Finally - We’re At War. Economic Crisis Should Be Fixed In No Time
Wednesday, June 17th, 2009I was reading this article from The Politico and found a great modern day saying that always makes me shiver. “We’re At War” says Joe Biden.
“Biden spokeswoman Elizabeth Alexander said Biden “was speaking of how after September 11th, that the Congress came together and worked together for the sake of the country”
I have to say, I feel much better about our economic prospects now that Congress thinks we’re at war. After all, when Congress declares war they really mean it… right? The war on drugs? How’s that going? The war on poverty? Any progress there? How about the war on terror?

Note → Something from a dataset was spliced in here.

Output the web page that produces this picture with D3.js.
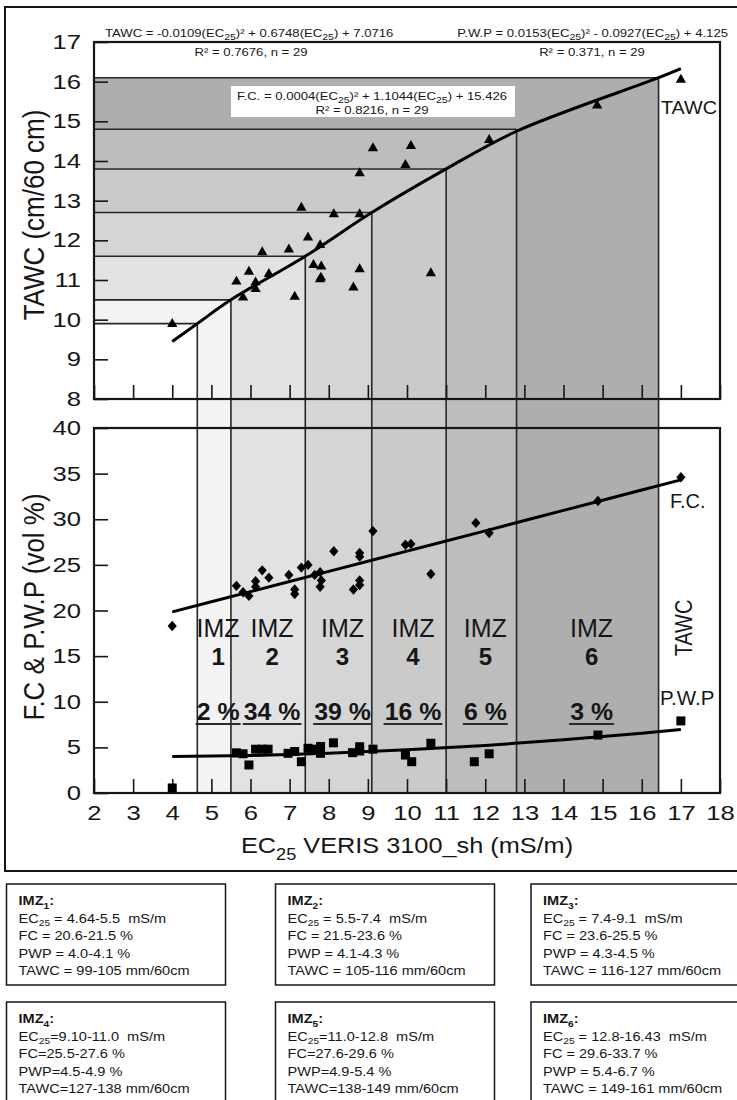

You see where I’m going with this. We have a modern tradition of declaring any large problem that can be exploited for votes a war and then screwing it up. This is how we’ve run since the 1980s at least.
While Congress and the Fed are wasting away trillions of dollars (yes that is trillions not 700 billion) banks are not lending and jobs are not being created. This “war” on the bad economy is going to cost us more money than the Iraq war (oops I mean conflict since Congress doesn’t have the integrity to declare or deny an actual war).
So what’s on tap in this war on bad economy? Nobody is saying much. Obama plans to rebuild roads and schools and that ought to create jobs but will give most of the money to large corporations. If we leave it up to Congress the money will again go to large multi-national corporations with no benefit the the US taxpayer.
Here is the Leo Godin economic stimulus plan. If we start from the assumption that Congress and the Fed has to print and throw away more money (which is a bad assumption but the one we are working with) lets give the money where it will have the most direct benefit, small businesses. Let’s open the economic floodgates and provide easy to obtain small business loans and grants. Lets take a quarter of the money that is spent bailing out the global economy and use it to bail out US citizens. Small businesses create jobs and spread the wealth. Even if 75% of new small businesses fail I suspect we’d still create more jobs than bailing out large investment banks.